• OBJECTIVE
From the entries below, please gather each line containing the string "Convert".

[Raw records]

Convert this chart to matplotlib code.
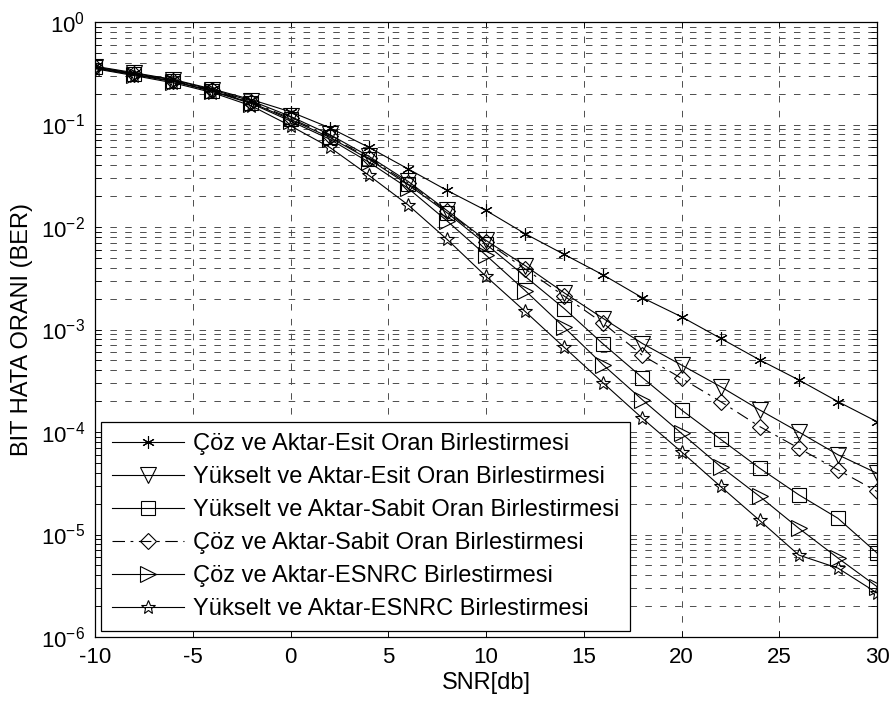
import matplotlib
matplotlib.use("Agg")
import matplotlib.pyplot as plt
from matplotlib.ticker import NullFormatter

plt.rcParams['font.family'] = ['Liberation Sans', 'DejaVu Sans']
plt.rcParams['axes.unicode_minus'] = False
plt.rcParams['lines.scale_dashes'] = False

# SNR points (dB)
snr = [-10, -8, -6, -4, -2, 0, 2, 4, 6, 8, 10,
       12, 14, 16, 18, 20, 22, 24, 26, 28, 30]

# BER curves
ber_caz_esit = [0.37, 0.32, 0.275, 0.222, 0.175, 0.133, 0.093, 0.06, 0.037, 0.0228, 0.0145,
                0.0086, 0.0054, 0.0034, 0.00204, 0.00133, 0.00082, 0.000505, 0.000322, 0.000198, 0.000126]
ber_yak_esit = [0.365, 0.315, 0.272, 0.218, 0.17, 0.12, 0.08, 0.049, 0.028, 0.0145, 0.0074,
                0.0042, 0.00228, 0.00128, 0.00073, 0.00045, 0.000277, 0.000164, 0.0001, 6.0e-5, 3.96e-5]
ber_yak_sabit = [0.36, 0.31, 0.265, 0.212, 0.163, 0.112, 0.075, 0.046, 0.026, 0.0138, 0.0068,
                 0.0033, 0.0016, 0.00072, 0.000339, 0.000164, 8.5e-5, 4.43e-5, 2.44e-5, 1.44e-5, 6.6e-6]
ber_caz_sabit = [0.36, 0.31, 0.268, 0.215, 0.166, 0.115, 0.077, 0.047, 0.027, 0.0142, 0.0072,
                 0.0039, 0.00212, 0.00115, 0.00056, 0.000334, 0.000198, 0.000113, 6.95e-5, 4.27e-5, 2.63e-5]
ber_caz_esnrc = [0.355, 0.305, 0.262, 0.21, 0.16, 0.108, 0.072, 0.043, 0.024, 0.0115, 0.0053,
                 0.0024, 0.00105, 0.00045, 0.000206, 9.7e-5, 4.6e-5, 2.35e-5, 1.15e-5, 5.9e-6, 3.1e-6]
ber_yak_esnrc = [0.35, 0.30, 0.255, 0.205, 0.152, 0.097, 0.06, 0.032, 0.0165, 0.0076, 0.0033,
                 0.0015, 0.00067, 0.0003, 0.000136, 6.4e-5, 2.94e-5, 1.37e-5, 6.3e-6, 4.7e-6, 2.69e-6]

labels = [
    "Çöz ve Aktar-Esit Oran Birlestirmesi",
    "Yükselt ve Aktar-Esit Oran Birlestirmesi",
    "Yükselt ve Aktar-Sabit Oran Birlestirmesi",
    "Çöz ve Aktar-Sabit Oran Birlestirmesi",
    "Çöz ve Aktar-ESNRC Birlestirmesi",
    "Yükselt ve Aktar-ESNRC Birlestirmesi",
]

x_ticks = [-10, -5, 0, 5, 10, 15, 20, 25, 30]


def plot_ber():
    fig = plt.figure(figsize=(8.93, 7.10), dpi=100)
    W, H = 893, 710
    ax = fig.add_axes([95 / W, 1 - 637 / H, (877 - 95) / W, (637 - 22) / H])

    curves = [ber_caz_esit, ber_yak_esit, ber_yak_sabit,
              ber_caz_sabit, ber_caz_esnrc, ber_yak_esnrc]
    # marker, size, line style for each curve (MATLAB-like look)
    styles = [((6, 2, 0), 9, '-'),
              ('v', 11, '-'),
              ('s', 10, '-'),
              ('D', 8.5, (0, (9, 4, 2, 4))),
              ('>', 11, '-'),
              ('*', 10, '-')]

    for ber, lab, (mk, ms, ls) in zip(curves, labels, styles):
        ax.semilogy(snr, ber, color='black', linestyle=ls, linewidth=0.8,
                    marker=mk, markersize=ms, markerfacecolor='none',
                    markeredgecolor='black', markeredgewidth=0.8, label=lab)

    ax.set_xlim(-10, 30)
    ax.set_ylim(1e-6, 1)
    ax.set_xticks(x_ticks)
    ax.set_xticklabels([str(t) for t in x_ticks])
    ax.yaxis.set_minor_formatter(NullFormatter())

    # dashed grid on major x and on major+minor y
    grid_kw = dict(color='0.3', linewidth=0.7, linestyle=(0, (4.7, 6.0)))
    ax.grid(True, which='major', axis='both', **grid_kw)
    ax.grid(True, which='minor', axis='y', **grid_kw)

    ax.tick_params(which='both', direction='in', top=True, right=True,
                   length=4.3, width=0.6, labelsize=16, pad=7)
    for sp in ax.spines.values():
        sp.set_linewidth(0.9)

    ax.set_xlabel("SNR[db]", fontsize=17, labelpad=3)
    ax.set_ylabel("BIT HATA ORANI (BER)", fontsize=17, labelpad=6)

    leg = ax.legend(loc='lower left', bbox_to_anchor=(6 / 782, 6 / 615),
                    borderaxespad=0, fontsize=17, fancybox=False,
                    framealpha=1, edgecolor='black', handlelength=3.05,
                    handletextpad=0.4, borderpad=0.45, labelspacing=0.47)
    leg.get_frame().set_linewidth(0.9)

    fig.savefig('out.png', dpi=100)
    plt.close(fig)


if __name__ == "__main__":
    plot_ber()
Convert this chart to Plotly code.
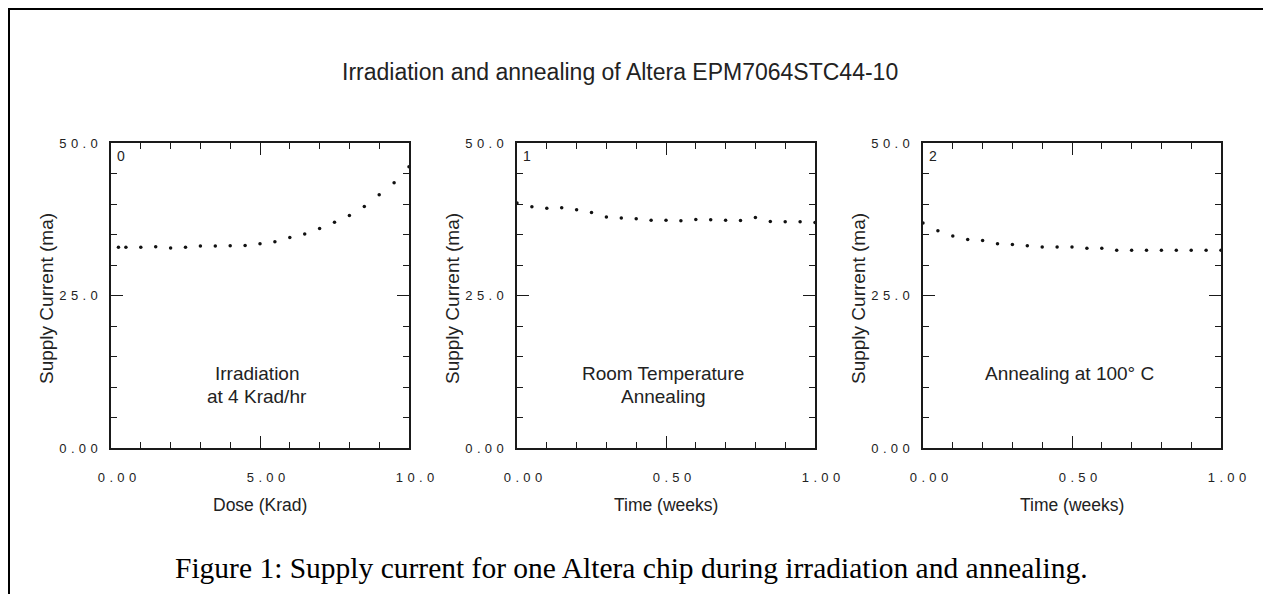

• ANSWER TO THE TASK
Convert this chart to matplotlib code.
Convert this chart to Plotly code.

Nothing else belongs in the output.